2013-02-28T06:37:05+00:00

mushi

Roar Guru


the Pride format was pretty brutal i thought? something like 16 fighters and plenty of tournaments decided in early match ups. I think that would be even more the case with third tier guys unless you give them Michelin man protection. I just don't see the impetus for the IOC to make the decision to include the sport if they don't get the top guys and don't get a reasonably similar quality product.

2013-02-28T05:57:29+00:00

nickoldschool

Roar Guru


Yes Brad, Pride has used the tournament format in the past. same as prize fighter in boxing really. Tbh, I think it's feasible over two weeks. We talked about that here on the roar a few weeks ago and I just think the world and especially the IOC isn't ready for it yet. I think we need more federations, countries to be involved. From Australia or the USA, Japan or Brazil MMA is a big, rising sport, but for many other countries, it's still a circus type of event unfortunately.

AUTHOR

2013-02-28T05:35:07+00:00

Brad Cooper

Roar Guru


You guys are right. It'd be sanitised allright - for family consumption. Maybe modified rounds, modified gloves - and no elbows on the ground to turn the cage into a winery. But from memory, I think Pride had a modified round-robin contest which went down pretty well. I'm not sure if that was when Mark Hunt beat Vanderlei.

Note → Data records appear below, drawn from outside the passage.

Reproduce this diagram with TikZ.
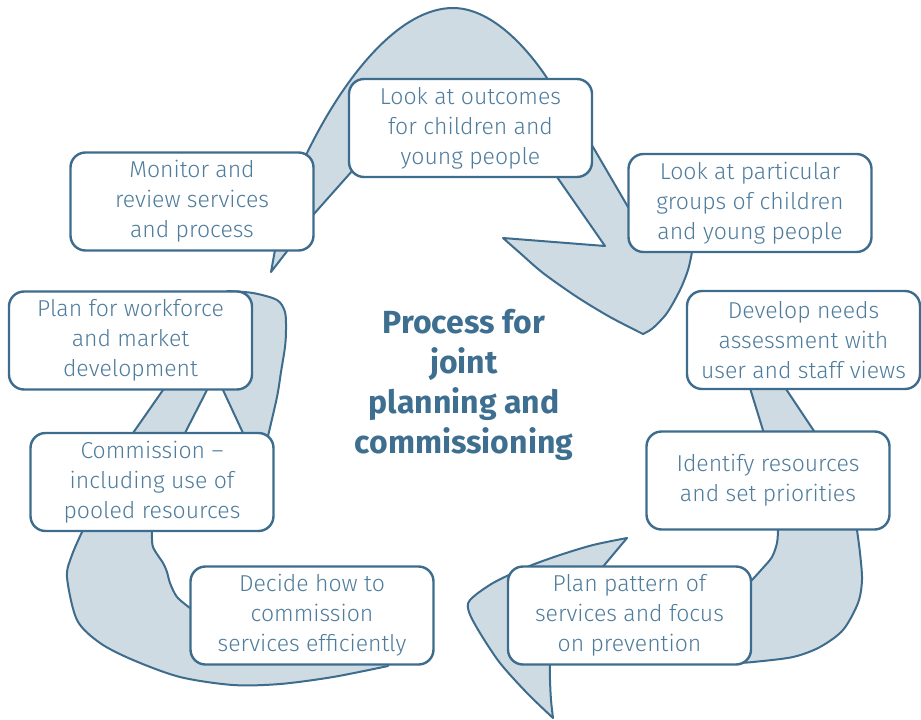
\documentclass[tikz,border=0pt]{standalone}
\usepackage{fontspec}
\newfontfamily\boxfont{Fira Sans Light}
\newfontfamily\titlefont{Fira Sans}
\definecolor{strk}{RGB}{62,108,141}
\definecolor{bandfill}{RGB}{206,219,227}
\definecolor{txt}{RGB}{78,124,156}
\definecolor{ttl}{RGB}{62,111,145}
\begin{document}
\begin{tikzpicture}[x=1pt,y=-1pt,
  box/.style={draw=strk, line width=2.4pt, fill=white, rounded corners=15pt,
    minimum width=243pt, minimum height=98pt, align=center, text=txt,
    font=\boxfont\fontsize{23}{30}\selectfont, inner sep=0pt},
  band/.style={draw=strk, line width=2pt, fill=bandfill, line join=round}]
\useasboundingbox (0,0) rectangle (921,720);

% top arrow
\filldraw[band] (271,272) -- (275,250) -- (300,165) -- (307,153)
  .. controls (345,75) and (400,8) .. (453,8)
  .. controls (490,8) and (525,45) .. (547,78)
  -- (593,147) -- (628,207) -- (680,240)
  -- plot[smooth] coordinates {(692,252) (688,270) (680,290) (667,313) (653,328) (643,334)}
  -- plot[smooth] coordinates {(643,334) (610,317) (577,297) (543,273) (520,253) (503,238)}
  -- (605,246) -- (557,177) -- (557,170) -- (353,165) -- (353,170) -- (313,215)
  -- (300,235) -- (288,250) -- cycle;

% left arrow
\filldraw[band] (388,660)
  -- plot[smooth] coordinates {(388,666) (333,677) (280,684) (233,685) (180,677) (133,660) (100,643) (77,620) (67,577) (72,555) (82,532)}
  -- (100,500) -- (133,433) -- (163,390) -- (170,380) -- (200,380) -- (207,390) -- (185,433) -- (170,480)
  -- plot[smooth] coordinates {(152,532) (153,547) (163,563) (167,572) (170,583) (177,597) (190,608)}
  -- (250,640) -- cycle;
\filldraw[band] (243,433) -- (223,390) -- (225,320)
  -- plot[smooth] coordinates {(227,291) (253,293) (277,300) (285,312) (286,330) (285,347) (281,372) (277,397) (268,436)}
  -- (255,445) -- cycle;

% right arrow
\filldraw[band] (747.5,380) -- (766,440) -- (820,440) -- (780,380) -- cycle;
\filldraw[band] (778,520)
  -- plot[smooth] coordinates {(778,530) (777,543) (772,557) (762,569) (752,580)}
  -- (700,590) -- (596,575) -- (627,538)
  -- plot[smooth] coordinates {(627,538) (593,545) (560,555) (527,567) (493,583) (470,600) (469,612) (480,633) (500,663) (527,693) (553,718)}
  -- plot[smooth] coordinates {(553,718) (551,700) (550,680) (550,665)}
  -- (550,655) -- (737,655)
  -- plot[smooth] coordinates {(737,663) (753,662) (793,657) (820,647) (843,630) (858,603) (862,580) (860,553) (857,530)}
  -- (857,520) -- cycle;

% boxes
\node[box] (b1) at (470.5,128) {Look at outcomes\\for children and\\young people};
\node[box] (b2) at (750,203) {Look at particular\\groups of children\\and young people};
\node[box, minimum width=233pt] (b3) at (803.5,340) {Develop needs\\assessment with\\user and staff views};
\node[box] (b4) at (768,480.5) {Identify resources\\and set priorities};
\node[box] (b5) at (629.5,615.5) {Plan pattern of\\services and focus\\on prevention};
\node[box] (b6) at (312,615.5) {Decide how to\\commission\\services efficiently};
\node[box] (b7) at (152,482) {Commission –\\including use of\\pooled resources};
\node[box] (b8) at (130.5,340.5) {Plan for workforce\\and market\\development};
\node[box] (b9) at (192,201.5) {Monitor and\\review services\\and process};

\node[text=ttl, align=center, font=\titlefont\bfseries\fontsize{32}{40}\selectfont] (title) at (464,385) {Process for\\joint\\planning and\\commissioning};
\end{tikzpicture}
\end{document}
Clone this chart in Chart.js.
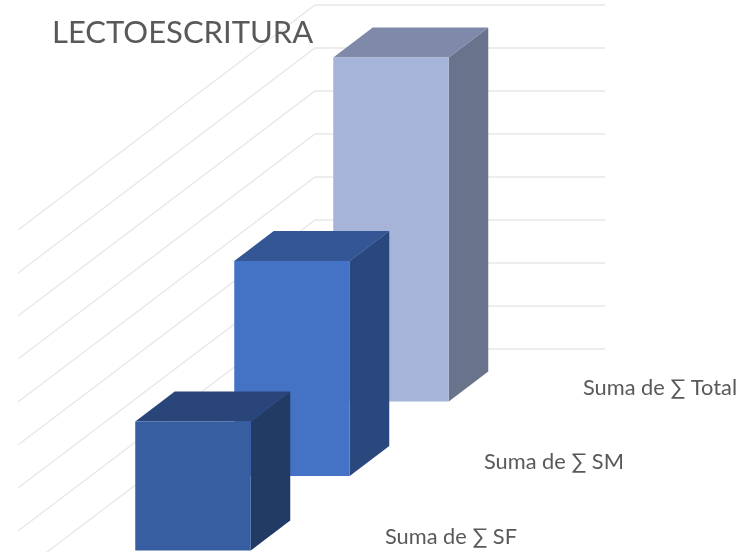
<!DOCTYPE html>
<html>
<head>
<meta charset="utf-8">
<title>LECTOESCRITURA</title>
<style>
  html, body { margin: 0; padding: 0; background: #ffffff; }
  canvas { display: block; }
</style>
<script src="https://cdn.jsdelivr.net/npm/chart.js@4/dist/chart.umd.js"></script>
</head>
<body>
<canvas id="chart" width="744" height="552"></canvas>
<script>
const titleText = "LECTOESCRITURA";
const categories = ["Suma de ∑ SF", "Suma de ∑ SM", "Suma de ∑ Total"];
const values = [3, 5, 8];
const frontColors = ["#365ea0", "#4472c4", "#a6b4da"];
const topColors = ["#2a457a", "#345694", "#7f89aa"];
const sideColors = ["#223b65", "#2a487d", "#69748c"];

const textColor = "#595959";
const gridColor = "#e7e7e7";
const fontFamily = "Lato, 'Noto Sans', sans-serif";

// perspective of the boxes and of the floor
const depthX = 39.5;
const depthY = 30;
const floorSlope = 0.7525;
const frontGap = 52.5; // back wall floor to the floor of the last bar
const wallLeft = 315;
const wallRight = 605;
const wallRun = 297;
const wallDrop = 225;

function floorShift(chart, index) {
  const x = chart.scales.x;
  const last = categories.length - 1;
  return frontGap + (x.getPixelForValue(last) - x.getPixelForValue(index)) * floorSlope;
}

function polygon(ctx, points, fill) {
  ctx.beginPath();
  points.forEach(function (p, i) {
    if (i === 0) ctx.moveTo(p[0], p[1]);
    else ctx.lineTo(p[0], p[1]);
  });
  ctx.closePath();
  ctx.fillStyle = fill;
  ctx.fill();
}

class Bar3DController extends Chart.BarController {
  draw() {
    const ctx = this.chart.ctx;
    const bars = this.getMeta().data;
    // back to front, each bar hides the one behind it
    for (let i = bars.length - 1; i >= 0; i--) {
      const bar = bars[i];
      const left = bar.x - bar.width / 2;
      const right = bar.x + bar.width / 2;
      ctx.save();
      ctx.translate(0, floorShift(this.chart, i));
      polygon(ctx, [
        [right, bar.y],
        [right + depthX, bar.y - depthY],
        [right + depthX, bar.base - depthY],
        [right, bar.base]
      ], sideColors[i]);
      polygon(ctx, [
        [left, bar.y],
        [left + depthX, bar.y - depthY],
        [right + depthX, bar.y - depthY],
        [right, bar.y]
      ], topColors[i]);
      bar.draw(ctx);
      ctx.restore();
    }
  }
}
Bar3DController.id = "bar3d";
Bar3DController.defaults = Chart.BarController.defaults;
Bar3DController.overrides = Chart.BarController.overrides;
Chart.register(Bar3DController);

const wallPlugin = {
  id: "wall",
  beforeDatasetsDraw(chart) {
    const ctx = chart.ctx;
    const y = chart.scales.y;
    ctx.save();
    ctx.strokeStyle = gridColor;
    ctx.lineWidth = 1.3;
    y.ticks.forEach(function (tick) {
      const py = y.getPixelForValue(tick.value);
      ctx.beginPath();
      ctx.moveTo(wallRight, py);
      ctx.lineTo(wallLeft, py);
      ctx.lineTo(wallLeft - wallRun, py + wallDrop);
      ctx.stroke();
    });
    ctx.restore();
  }
};

const textPlugin = {
  id: "texts",
  afterDraw(chart) {
    const ctx = chart.ctx;
    const x = chart.scales.x;
    const y = chart.scales.y;
    ctx.save();
    ctx.fillStyle = textColor;
    ctx.textBaseline = "alphabetic";
    ctx.font = "31px " + fontFamily;
    ctx.fillText(titleText, 52, 43);
    ctx.font = "21.8px " + fontFamily;
    categories.forEach(function (label, i) {
      const px = x.getPixelForValue(i) + 192;
      const py = y.getPixelForValue(0) + floorShift(chart, i) - 6.5;
      ctx.fillText(label, px, py);
    });
    ctx.restore();
  }
};

new Chart(document.getElementById("chart"), {
  type: "bar3d",
  data: {
    labels: categories,
    datasets: [{
      data: values,
      backgroundColor: frontColors,
      borderWidth: 0,
      inflateAmount: 0,
      barThickness: 115.5,
      clip: false
    }]
  },
  options: {
    responsive: false,
    animation: false,
    layout: { padding: { left: 143.5, right: 303.5, top: 5, bottom: 203 } },
    plugins: {
      legend: { display: false },
      tooltip: { enabled: false }
    },
    scales: {
      x: { type: "category", display: false },
      y: { type: "linear", display: false, min: 0, max: 8, ticks: { stepSize: 1 } }
    }
  },
  plugins: [wallPlugin, textPlugin]
});
</script>
</body>
</html>
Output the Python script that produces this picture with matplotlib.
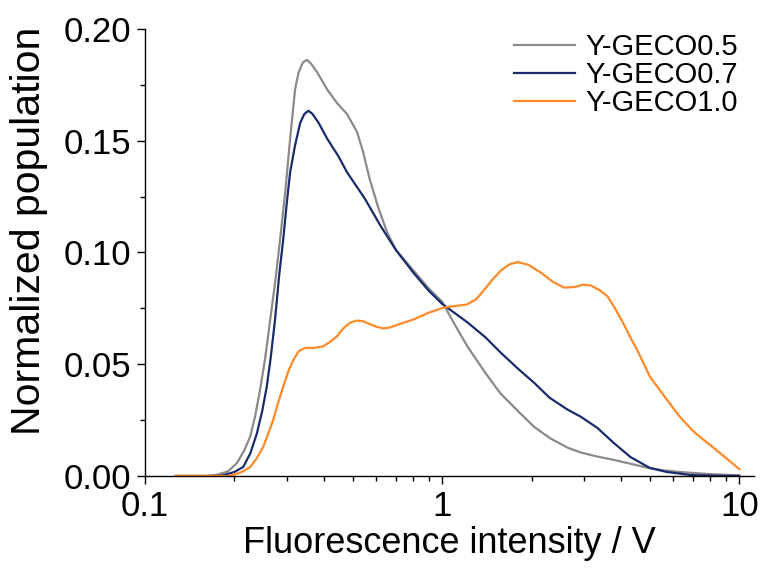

There may well be third or second tier guys involved, but lots of future champions are that level on the way up anyway. At the moment I'm not sure if some of the more talented continental Europeans are getting a good look-in - so maybe the 'Big O" might be a foot in the door for them. (Sweden's Gustaffsen and Iceland's Gunner Nelson are two examples of European talent) I'm not necessarily an advocate for MMA in the Olympics. It woudn't bother me at all either way. (I still haven't watched an Olympic tennis match, though I watch every grand slam final). I'm just glad people like Dana and the Furtita brothers had the vision and determination to bring it this far. At the moment I can't think of a UFC division that isn't dominated by a genuine super-athlete.

2013-02-28T00:06:54+00:00

Ronnie Liddle

Roar Rookie


all true... plus how many countries are going to compete in MMA that are competitive? depending on the weight divisions maybe 2 or 3.

2013-02-27T22:55:01+00:00

mushi

Roar Guru


Yep that was my first thought. How the hell is this going to work. Like amatuer boxing you would need to shorten the bouts and ramp up the protective gear which would make it a joke contest worse than anything we saw in the 90s. The other point being does anyone think Dana White or any other slave trader, sorry fight promoter, is going to let their fighters go to the Olympics and watch cash slip out to another party? So we get to watch a whole lot of third tier MMA guys in some watered down version of the sport. Woohoo!

2013-02-27T22:07:22+00:00

Symbolsoup

Roar Rookie


It all sounds good in theory, but how would these guys have multiple fights in as little as two weeks to determine an overall winner. It's not how this sport operates by nature. They get banged up to within an inch of their lives and then have to turn around in two days and do it all again. The idea of this makes all other sports sound easy.

2013-02-27T19:51:22+00:00

Johnno

Guest


It will happen, the TV ratings will demand it too, like golf being added it rates well on tv.